Pour appuyer ce risque, il faut rappeler que des situations de pénurie préexistaient antérieurement à la crise. Tout d’abord, dans le domaine médical, on observait de nombreuses ruptures sur les médicaments dès 2019. Au-delà des enjeux propres au secteur, cette situation avait déjà mis en lumière le manque de souveraineté en la matière. Or pour certains malades, la disponibilité de ces produits s’avérait critique. En effet, en dépit de la présence de géants pharmaceutiques en Europe, la production se trouve principalement en Chine et en Inde.

La demande, tendanciellement à la hausse, pousse les prix et les risques de rupture. Ainsi, la pénurie des semi-conducteurs avait débuté avant 2020, principalement en raison d’une demande toujours plus forte. En effet, cet élément est indispensable aux circuits informatiques et est victime de la digitalisation de la production. C’est pourquoi, en parallèle de l’informatique, l’industrie automobile se trouve fortement impactée par cette situation. Le constructeur de véhicule de luxe Porsche a par exemple dû livrer des véhicules partiellement équipés. La production de ces composants est en effet extrêmement concentrée entre quelques producteurs.
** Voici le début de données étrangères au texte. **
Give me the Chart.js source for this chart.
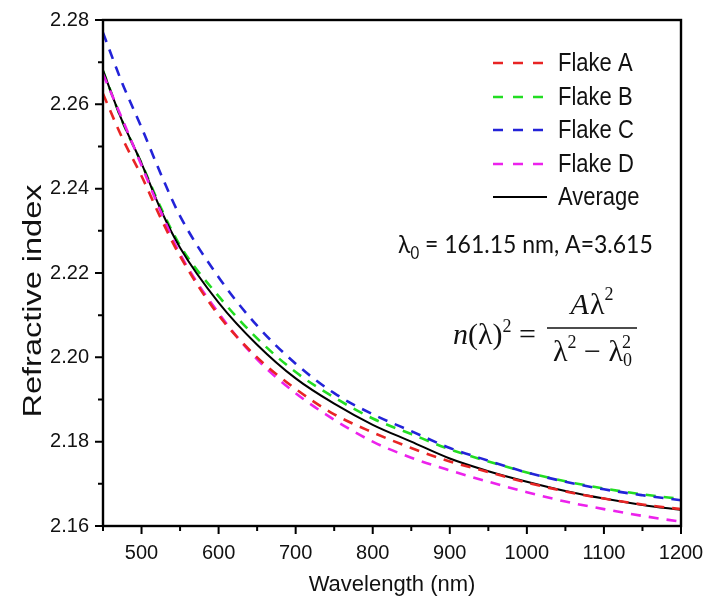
<!DOCTYPE html>
<html>
<head>
<meta charset="utf-8">
<script src="https://cdn.jsdelivr.net/npm/chart.js@4/dist/chart.umd.min.js"></script>
<style>
  html, body { margin: 0; padding: 0; background: #ffffff; }
  #wrap { width: 712px; height: 599px; }
</style>
</head>
<body>
<div id="wrap"><canvas id="c" width="712" height="599"></canvas></div>
<script>
// ---------------- data ----------------
const wavelengths = [450, 475, 500, 525, 550, 600, 650, 700, 750, 800, 850, 900, 950, 1000, 1050, 1100, 1150, 1200];
const flakeA  = [2.2625, 2.2520, 2.2430, 2.2330, 2.2240, 2.2100, 2.2000, 2.1925, 2.1865, 2.1822, 2.1785, 2.1753, 2.1728, 2.1703, 2.1682, 2.1665, 2.1651, 2.1640];
const flakeB  = [2.2680, 2.2560, 2.2460, 2.2355, 2.2265, 2.2145, 2.2045, 2.1965, 2.1905, 2.1855, 2.1818, 2.1782, 2.1753, 2.1727, 2.1706, 2.1689, 2.1675, 2.1664];
const flakeC  = [2.2770, 2.2650, 2.2545, 2.2435, 2.2335, 2.2190, 2.2075, 2.1985, 2.1915, 2.1865, 2.1825, 2.1785, 2.1755, 2.1727, 2.1705, 2.1687, 2.1673, 2.1661];
const flakeD  = [2.2672, 2.2565, 2.2455, 2.2345, 2.2245, 2.2105, 2.1995, 2.1915, 2.1852, 2.1800, 2.1762, 2.1732, 2.1705, 2.1680, 2.1658, 2.1640, 2.1624, 2.1610];
const average = [2.2680, 2.2560, 2.2460, 2.2350, 2.2260, 2.2130, 2.2030, 2.1950, 2.1890, 2.1840, 2.1800, 2.1760, 2.1730, 2.1705, 2.1683, 2.1665, 2.1650, 2.1638];
const seriesNames = ['Flake A', 'Flake B', 'Flake C', 'Flake D', 'Average'];
const xTicks = [500, 600, 700, 800, 900, 1000, 1100, 1200];
const xMinorTicks = [450, 550, 650, 750, 850, 950, 1050, 1150];
const yTicks = [2.16, 2.18, 2.20, 2.22, 2.24, 2.26, 2.28];
const yMinorTicks = [2.17, 2.19, 2.21, 2.23, 2.25, 2.27];
const xTitle = 'Wavelength (nm)';
const yTitle = 'Refractive index';
const paramText = ' = 161.15 nm, A=3.615';

// ---------------- styles ----------------
const colors = ['#e82424', '#22dd22', '#2323d8', '#ec22ec', '#000000'];
const drawOrder = [0, 4, 3, 1, 2];
const seriesValues = [flakeA, flakeB, flakeC, flakeD, average];

const datasets = seriesValues.map((vals, i) => ({
  label: seriesNames[i],
  data: wavelengths.map((w, j) => ({ x: w, y: vals[j] })),
  borderColor: colors[i],
  backgroundColor: colors[i],
  borderWidth: i === 4 ? 2 : 2.6,
  borderDash: i === 4 ? [] : [10, 8],
  pointRadius: 0,
  fill: false,
  cubicInterpolationMode: 'monotone',
  order: drawOrder[i]
}));

const SANS = '"Liberation Sans", Arial, sans-serif';
const SERIF = '"Liberation Serif", "DejaVu Serif", serif';

const noPad = s => { s.paddingTop = 0; s.paddingBottom = 0; s.paddingLeft = 0; s.paddingRight = 0; };

const framePlugin = {
  id: 'frame',
  afterDraw(chart) {
    const { ctx, chartArea: a, scales } = chart;
    const xs = scales.x, ys = scales.y;
    ctx.save();
    ctx.strokeStyle = '#000';
    ctx.lineWidth = 2.4;
    ctx.strokeRect(a.left, a.top, a.right - a.left, a.bottom - a.top);
    ctx.lineWidth = 2;
    ctx.beginPath();
    yTicks.forEach(v => { const y = ys.getPixelForValue(v); ctx.moveTo(a.left - 8, y); ctx.lineTo(a.left, y); });
    yMinorTicks.forEach(v => { const y = ys.getPixelForValue(v); ctx.moveTo(a.left - 5, y); ctx.lineTo(a.left, y); });
    xTicks.forEach(v => { const x = xs.getPixelForValue(v); ctx.moveTo(x, a.bottom); ctx.lineTo(x, a.bottom + 8); });
    xMinorTicks.forEach(v => { const x = xs.getPixelForValue(v); ctx.moveTo(x, a.bottom); ctx.lineTo(x, a.bottom + 5); });
    ctx.stroke();

    // y-axis title (stretched along its length like the reference)
    ctx.save();
    ctx.translate(34, 301);
    ctx.rotate(-Math.PI / 2);
    ctx.scale(1.25, 1);
    ctx.fillStyle = '#111';
    ctx.font = '26px ' + SANS;
    ctx.textAlign = 'center';
    ctx.textBaseline = 'middle';
    ctx.fillText(yTitle, 0, 0);
    ctx.restore();

    // legend
    const rowY = [63, 97, 130, 164, 197];
    chart.data.datasets.forEach((ds, i) => {
      const y = rowY[i];
      ctx.beginPath();
      ctx.strokeStyle = ds.borderColor;
      ctx.lineWidth = i === 4 ? 2 : 2.6;
      ctx.setLineDash(ds.borderDash.length ? [10, 10] : []);
      ctx.moveTo(493, y);
      ctx.lineTo(547, y);
      ctx.stroke();
      ctx.setLineDash([]);
      ctx.save();
      ctx.translate(558, y + 1);
      ctx.scale(1, 1.15);
      ctx.fillStyle = '#111';
      ctx.font = '22px ' + SANS;
      ctx.textAlign = 'left';
      ctx.textBaseline = 'middle';
      ctx.fillText(ds.label, 0, 0);
      ctx.restore();
    });

    // parameters line: λ0 = 161.15 nm, A=3.615
    ctx.fillStyle = '#111';
    ctx.textBaseline = 'alphabetic';
    ctx.textAlign = 'left';
    ctx.save();
    ctx.translate(398, 253);
    ctx.scale(1, 1.1);
    const pf = '23px Lato, "Noto Sans", sans-serif';
    const sf = '15px Lato, "Noto Sans", sans-serif';
    let x = 0;
    ctx.font = pf; ctx.fillText('λ', x, 0); x += ctx.measureText('λ').width;
    ctx.font = sf; ctx.fillText('0', x, 5); x += ctx.measureText('0').width;
    ctx.font = pf; ctx.fillText(paramText, x, 0);
    ctx.restore();

    // formula  n(λ)^2 = Aλ^2 / (λ^2 − λ0^2)
    const it = 'italic 30px ' + SERIF, up = '30px ' + SERIF, sup = '18px ' + SERIF;
    const drawRuns = (runs, startX, base) => {
      let cx = startX;
      runs.forEach(r => { ctx.font = r.f; ctx.fillText(r.t, cx, base + (r.dy || 0)); cx += ctx.measureText(r.t).width + (r.sp || 0); });
      return cx;
    };
    const widthRuns = runs => runs.reduce((s, r) => { ctx.font = r.f; return s + ctx.measureText(r.t).width + (r.sp || 0); }, 0);
    drawRuns([
      { t: 'n', f: it }, { t: '(', f: up }, { t: 'λ', f: up }, { t: ')', f: up },
      { t: '2', f: sup, dy: -12 }, { t: ' = ', f: up }
    ], 453, 344);
    ctx.beginPath();
    ctx.lineWidth = 1.6;
    ctx.strokeStyle = '#111';
    ctx.moveTo(547, 328); ctx.lineTo(637, 328);
    ctx.stroke();
    const num = [{ t: 'A', f: it, sp: 1 }, { t: 'λ', f: up }, { t: '2', f: sup, dy: -14 }];
    drawRuns(num, 592 - widthRuns(num) / 2, 314);
    const den = [{ t: 'λ', f: up }, { t: '2', f: sup, dy: -13 }, { t: ' − ', f: up }, { t: 'λ', f: up },
                 { t: '0', f: sup, dy: 5, sp: -10 }, { t: '2', f: sup, dy: -13 }];
    drawRuns(den, 592 - widthRuns(den) / 2, 361);
    ctx.restore();
  }
};

new Chart(document.getElementById('c'), {
  type: 'line',
  data: { datasets },
  plugins: [framePlugin],
  options: {
    responsive: false,
    devicePixelRatio: 1,
    animation: false,
    layout: { padding: { left: 0, right: 31, top: 20, bottom: 0 } },
    plugins: { legend: { display: false }, tooltip: { enabled: false } },
    scales: {
      x: {
        type: 'linear',
        min: 450, max: 1200,
        afterBuildTicks: s => { s.ticks = xTicks.map(v => ({ value: v })); },
        afterFit: s => { s.height = 73; noPad(s); },
        grid: { display: false, drawTicks: false },
        border: { display: false },
        ticks: { color: '#111', font: { family: SANS, size: 20 }, padding: 15, maxRotation: 0, autoSkip: false,
                 callback: v => String(v) },
        title: { display: true, text: xTitle, color: '#111', font: { family: SANS, size: 22 }, padding: { top: 0, bottom: 1 } }
      },
      y: {
        type: 'linear',
        min: 2.16, max: 2.28,
        afterBuildTicks: s => { s.ticks = yTicks.map(v => ({ value: v })); },
        afterFit: s => { s.width = 103; noPad(s); },
        grid: { display: false, drawTicks: false },
        border: { display: false },
        ticks: { color: '#111', font: { family: SANS, size: 20 }, padding: 14, autoSkip: false,
                 callback: v => Number(v).toFixed(2) }
      }
    }
  }
});
</script>
</body>
</html>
En raison de l’incroyable sophistication de cette production, il est vain d’espérer que la concurrence sur ce marché résolve le problème : une seule fonderie coûte en moyenne entre 10 et 20 milliards de dollars et sa construction dure généralement de 3 à 5 ans. Malgré des investissements récents pour bâtir de nouvelles usines, l’effet ne sera visible que dans quelques années.

Renforcer notre indépendance

La pénurie, d’apparence transitoire, risque de devenir le futur de notre économie. Les mécanismes traditionnels de marché apparaissent impuissants, car il ne s’agit plus de quelques fluctuations. Il s’agit désormais de se préparer à la contrainte de ressources, à une demande tendanciellement en hausse, et souvent erratique. En effet, ceux-ci peuvent permettre des ajustements dans un régime normal mais ne nous protègent pas d’une situation de choc. En outre, en cas d’indisponibilité, les bénéfices de la concurrence sont sans effet.

La sécurisation de nos approvisionnements, ou en tout cas des plus stratégiques, implique donc une planification étatique. En particulier, il apparaît nécessaire de déterminer les productions indispensables, tels que les médicaments par exemple. Dans le prolongement des décrets Montebourg, ces produits feraient l’objet d’un plan de relocalisation. Quoi qu’il en coûte, il s’agirait de définit un minimum de couverture de la demande nationale produit dans le pays. Le Commissariat au Plan pourrait mener cette démarche, de façon plus fine et prescriptive que celle menée jusqu’à présent. Si l’Europe a émis le vœu de contrer certaines situations de dépendance, comme pour les semi-conducteurs, il reste que cette réflexion doit être menée en anticipation pour être efficace.

La pénurie, d’apparence transitoire, risque de devenir le futur de notre économie.

Cette approche force également à redéfinir notre politique commerciale. A l’heure des pandémies et du changement climatique, le libre-échange généralisé, en plus de fragiliser notre tissu productif, ne peut plus garantir l’approvisionnement de notre économie. Il ne peut donc être le seul horizon de notre politique commerciale. Pire encore, des pénuries récurrentes risquent de provoquer des tensions géopolitiques pour la captation des ressources. S’il n’est évidement pas possible de vivre en autarcie, une diversification de nos centres d’approvisionnement et un début de relocalisation sont des impératifs stratégiques.

Plus modestement, ce moment doit permettre de mettre en place une vraie stratégie pour le recyclage. Le seul secteur du bâtiment représente 46 millions de tonnes de déchets, plus que ceux produits par les ménages. Il est nécessaire pour cela de lever les blocages, liés à des matières premières jusqu’ici abordables, mais également les coûts de main d’œuvre qui restent importants. Or, les entreprises du recyclage doivent être mises à l’abri de fortes variations de prix pour être pérennes. Des mesures ont déjà été prises, par exemple pour favoriser la pénétration du reconditionné dans l’administration. Mais pour être vraiment exemplaire, il resterait encore que les principaux dispositifs de subvention (PAC, fonds européens…) puissent aussi se porter sur des achats de seconde main, ce qui est pour l’heure interdit. Le début d’un long chemin.